= WRITTEN REQUEST =
Leaving the pictures aside, transcribe every line below exactly.

** BEGIN SUPPLIED INFORMATION **

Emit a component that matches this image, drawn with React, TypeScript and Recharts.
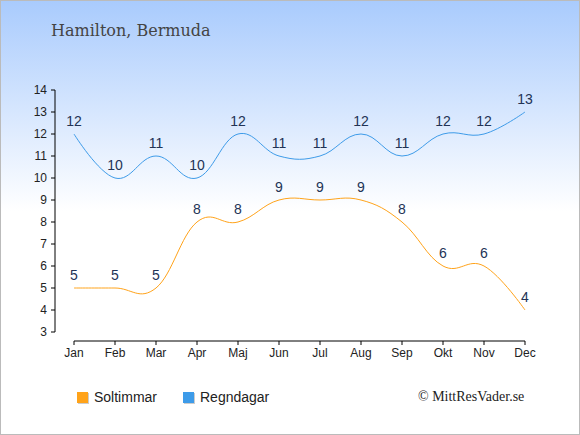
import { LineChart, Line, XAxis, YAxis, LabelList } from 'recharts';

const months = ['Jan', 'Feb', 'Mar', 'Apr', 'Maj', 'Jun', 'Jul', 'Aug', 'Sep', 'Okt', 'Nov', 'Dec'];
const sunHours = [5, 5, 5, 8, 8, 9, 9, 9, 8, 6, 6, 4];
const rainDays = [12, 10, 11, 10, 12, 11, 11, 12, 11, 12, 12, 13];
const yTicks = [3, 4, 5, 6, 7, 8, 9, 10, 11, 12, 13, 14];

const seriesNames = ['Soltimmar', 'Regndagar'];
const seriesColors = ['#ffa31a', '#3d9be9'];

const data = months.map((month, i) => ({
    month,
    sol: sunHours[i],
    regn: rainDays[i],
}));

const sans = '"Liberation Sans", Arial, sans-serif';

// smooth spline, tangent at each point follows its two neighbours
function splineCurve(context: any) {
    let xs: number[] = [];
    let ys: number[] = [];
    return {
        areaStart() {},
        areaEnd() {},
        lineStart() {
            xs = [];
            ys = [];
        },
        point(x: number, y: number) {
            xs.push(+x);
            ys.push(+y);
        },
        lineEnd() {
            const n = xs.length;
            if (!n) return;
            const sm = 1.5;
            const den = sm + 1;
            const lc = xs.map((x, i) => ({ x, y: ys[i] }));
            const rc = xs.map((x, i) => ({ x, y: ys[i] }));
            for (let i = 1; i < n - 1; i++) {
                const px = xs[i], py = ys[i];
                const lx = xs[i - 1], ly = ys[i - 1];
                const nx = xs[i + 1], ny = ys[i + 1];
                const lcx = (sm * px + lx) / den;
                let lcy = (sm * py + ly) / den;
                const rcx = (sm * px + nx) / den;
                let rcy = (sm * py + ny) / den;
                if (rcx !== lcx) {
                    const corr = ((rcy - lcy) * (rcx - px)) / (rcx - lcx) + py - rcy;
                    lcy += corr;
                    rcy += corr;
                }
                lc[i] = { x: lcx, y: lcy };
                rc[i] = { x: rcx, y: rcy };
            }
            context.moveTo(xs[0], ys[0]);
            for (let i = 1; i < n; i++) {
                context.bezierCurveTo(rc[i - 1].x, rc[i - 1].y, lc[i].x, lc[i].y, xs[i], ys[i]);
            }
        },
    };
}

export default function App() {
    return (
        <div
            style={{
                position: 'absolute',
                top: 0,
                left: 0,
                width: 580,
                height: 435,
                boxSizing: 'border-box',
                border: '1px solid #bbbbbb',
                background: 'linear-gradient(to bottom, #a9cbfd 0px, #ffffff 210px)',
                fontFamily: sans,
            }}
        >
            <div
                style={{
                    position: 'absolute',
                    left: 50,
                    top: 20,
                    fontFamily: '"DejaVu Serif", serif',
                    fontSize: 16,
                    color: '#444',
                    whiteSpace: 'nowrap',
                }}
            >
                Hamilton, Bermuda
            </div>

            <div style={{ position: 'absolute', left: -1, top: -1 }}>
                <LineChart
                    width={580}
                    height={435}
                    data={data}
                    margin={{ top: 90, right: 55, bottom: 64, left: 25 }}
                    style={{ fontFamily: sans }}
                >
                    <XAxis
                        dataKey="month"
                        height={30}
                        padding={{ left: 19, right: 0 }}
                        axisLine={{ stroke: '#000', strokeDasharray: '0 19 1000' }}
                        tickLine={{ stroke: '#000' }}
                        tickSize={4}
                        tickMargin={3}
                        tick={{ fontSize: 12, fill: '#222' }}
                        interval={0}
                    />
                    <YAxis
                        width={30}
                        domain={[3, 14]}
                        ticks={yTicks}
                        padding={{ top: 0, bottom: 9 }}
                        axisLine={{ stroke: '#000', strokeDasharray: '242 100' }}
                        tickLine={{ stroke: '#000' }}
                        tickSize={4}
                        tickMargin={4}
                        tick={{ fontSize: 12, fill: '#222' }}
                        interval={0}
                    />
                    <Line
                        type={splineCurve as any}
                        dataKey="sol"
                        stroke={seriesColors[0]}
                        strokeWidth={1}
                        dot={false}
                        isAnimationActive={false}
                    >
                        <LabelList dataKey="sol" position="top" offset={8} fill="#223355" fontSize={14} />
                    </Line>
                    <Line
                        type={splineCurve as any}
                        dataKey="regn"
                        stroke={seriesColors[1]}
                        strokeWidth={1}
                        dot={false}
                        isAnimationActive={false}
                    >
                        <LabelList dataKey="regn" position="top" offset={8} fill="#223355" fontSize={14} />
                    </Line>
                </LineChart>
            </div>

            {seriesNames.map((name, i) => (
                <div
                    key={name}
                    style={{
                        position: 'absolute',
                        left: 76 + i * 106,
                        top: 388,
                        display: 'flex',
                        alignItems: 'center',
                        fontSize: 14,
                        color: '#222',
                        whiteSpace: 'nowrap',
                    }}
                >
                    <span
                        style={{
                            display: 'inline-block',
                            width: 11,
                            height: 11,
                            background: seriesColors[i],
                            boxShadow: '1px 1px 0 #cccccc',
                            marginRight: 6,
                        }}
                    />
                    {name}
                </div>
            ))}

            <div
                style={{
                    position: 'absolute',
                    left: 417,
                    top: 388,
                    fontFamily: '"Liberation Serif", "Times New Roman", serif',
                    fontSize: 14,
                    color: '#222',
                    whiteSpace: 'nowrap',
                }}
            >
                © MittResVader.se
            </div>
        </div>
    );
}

** END SUPPLIED INFORMATION **

= SOLUTION FOR THIS TASK =
Emit a component that matches this image, drawn with React, TypeScript and Recharts.
import { LineChart, Line, XAxis, YAxis, LabelList } from 'recharts';

const months = ['Jan', 'Feb', 'Mar', 'Apr', 'Maj', 'Jun', 'Jul', 'Aug', 'Sep', 'Okt', 'Nov', 'Dec'];
const sunHours = [5, 5, 5, 8, 8, 9, 9, 9, 8, 6, 6, 4];
const rainDays = [12, 10, 11, 10, 12, 11, 11, 12, 11, 12, 12, 13];
const yTicks = [3, 4, 5, 6, 7, 8, 9, 10, 11, 12, 13, 14];

const seriesNames = ['Soltimmar', 'Regndagar'];
const seriesColors = ['#ffa31a', '#3d9be9'];

const data = months.map((month, i) => ({
    month,
    sol: sunHours[i],
    regn: rainDays[i],
}));

const sans = '"Liberation Sans", Arial, sans-serif';

// smooth spline, tangent at each point follows its two neighbours
function splineCurve(context: any) {
    let xs: number[] = [];
    let ys: number[] = [];
    return {
        areaStart() {},
        areaEnd() {},
        lineStart() {
            xs = [];
            ys = [];
        },
        point(x: number, y: number) {
            xs.push(+x);
            ys.push(+y);
        },
        lineEnd() {
            const n = xs.length;
            if (!n) return;
            const sm = 1.5;
            const den = sm + 1;
            const lc = xs.map((x, i) => ({ x, y: ys[i] }));
            const rc = xs.map((x, i) => ({ x, y: ys[i] }));
            for (let i = 1; i < n - 1; i++) {
                const px = xs[i], py = ys[i];
                const lx = xs[i - 1], ly = ys[i - 1];
                const nx = xs[i + 1], ny = ys[i + 1];
                const lcx = (sm * px + lx) / den;
                let lcy = (sm * py + ly) / den;
                const rcx = (sm * px + nx) / den;
                let rcy = (sm * py + ny) / den;
                if (rcx !== lcx) {
                    const corr = ((rcy - lcy) * (rcx - px)) / (rcx - lcx) + py - rcy;
                    lcy += corr;
                    rcy += corr;
                }
                lc[i] = { x: lcx, y: lcy };
                rc[i] = { x: rcx, y: rcy };
            }
            context.moveTo(xs[0], ys[0]);
            for (let i = 1; i < n; i++) {
                context.bezierCurveTo(rc[i - 1].x, rc[i - 1].y, lc[i].x, lc[i].y, xs[i], ys[i]);
            }
        },
    };
}

export default function App() {
    return (
        <div
            style={{
                position: 'absolute',
                top: 0,
                left: 0,
                width: 580,
                height: 435,
                boxSizing: 'border-box',
                border: '1px solid #bbbbbb',
                background: 'linear-gradient(to bottom, #a9cbfd 0px, #ffffff 210px)',
                fontFamily: sans,
            }}
        >
            <div
                style={{
                    position: 'absolute',
                    left: 50,
                    top: 20,
                    fontFamily: '"DejaVu Serif", serif',
                    fontSize: 16,
                    color: '#444',
                    whiteSpace: 'nowrap',
                }}
            >
                Hamilton, Bermuda
            </div>

            <div style={{ position: 'absolute', left: -1, top: -1 }}>
                <LineChart
                    width={580}
                    height={435}
                    data={data}
                    margin={{ top: 90, right: 55, bottom: 64, left: 25 }}
                    style={{ fontFamily: sans }}
                >
                    <XAxis
                        dataKey="month"
                        height={30}
                        padding={{ left: 19, right: 0 }}
                        axisLine={{ stroke: '#000', strokeDasharray: '0 19 1000' }}
                        tickLine={{ stroke: '#000' }}
                        tickSize={4}
                        tickMargin={3}
                        tick={{ fontSize: 12, fill: '#222' }}
                        interval={0}
                    />
                    <YAxis
                        width={30}
                        domain={[3, 14]}
                        ticks={yTicks}
                        padding={{ top: 0, bottom: 9 }}
                        axisLine={{ stroke: '#000', strokeDasharray: '242 100' }}
                        tickLine={{ stroke: '#000' }}
                        tickSize={4}
                        tickMargin={4}
                        tick={{ fontSize: 12, fill: '#222' }}
                        interval={0}
                    />
                    <Line
                        type={splineCurve as any}
                        dataKey="sol"
                        stroke={seriesColors[0]}
                        strokeWidth={1}
                        dot={false}
                        isAnimationActive={false}
                    >
                        <LabelList dataKey="sol" position="top" offset={8} fill="#223355" fontSize={14} />
                    </Line>
                    <Line
                        type={splineCurve as any}
                        dataKey="regn"
                        stroke={seriesColors[1]}
                        strokeWidth={1}
                        dot={false}
                        isAnimationActive={false}
                    >
                        <LabelList dataKey="regn" position="top" offset={8} fill="#223355" fontSize={14} />
                    </Line>
                </LineChart>
            </div>

            {seriesNames.map((name, i) => (
                <div
                    key={name}
                    style={{
                        position: 'absolute',
                        left: 76 + i * 106,
                        top: 388,
                        display: 'flex',
                        alignItems: 'center',
                        fontSize: 14,
                        color: '#222',
                        whiteSpace: 'nowrap',
                    }}
                >
                    <span
                        style={{
                            display: 'inline-block',
                            width: 11,
                            height: 11,
                            background: seriesColors[i],
                            boxShadow: '1px 1px 0 #cccccc',
                            marginRight: 6,
                        }}
                    />
                    {name}
                </div>
            ))}

            <div
                style={{
                    position: 'absolute',
                    left: 417,
                    top: 388,
                    fontFamily: '"Liberation Serif", "Times New Roman", serif',
                    fontSize: 14,
                    color: '#222',
                    whiteSpace: 'nowrap',
                }}
            >
                © MittResVader.se
            </div>
        </div>
    );
}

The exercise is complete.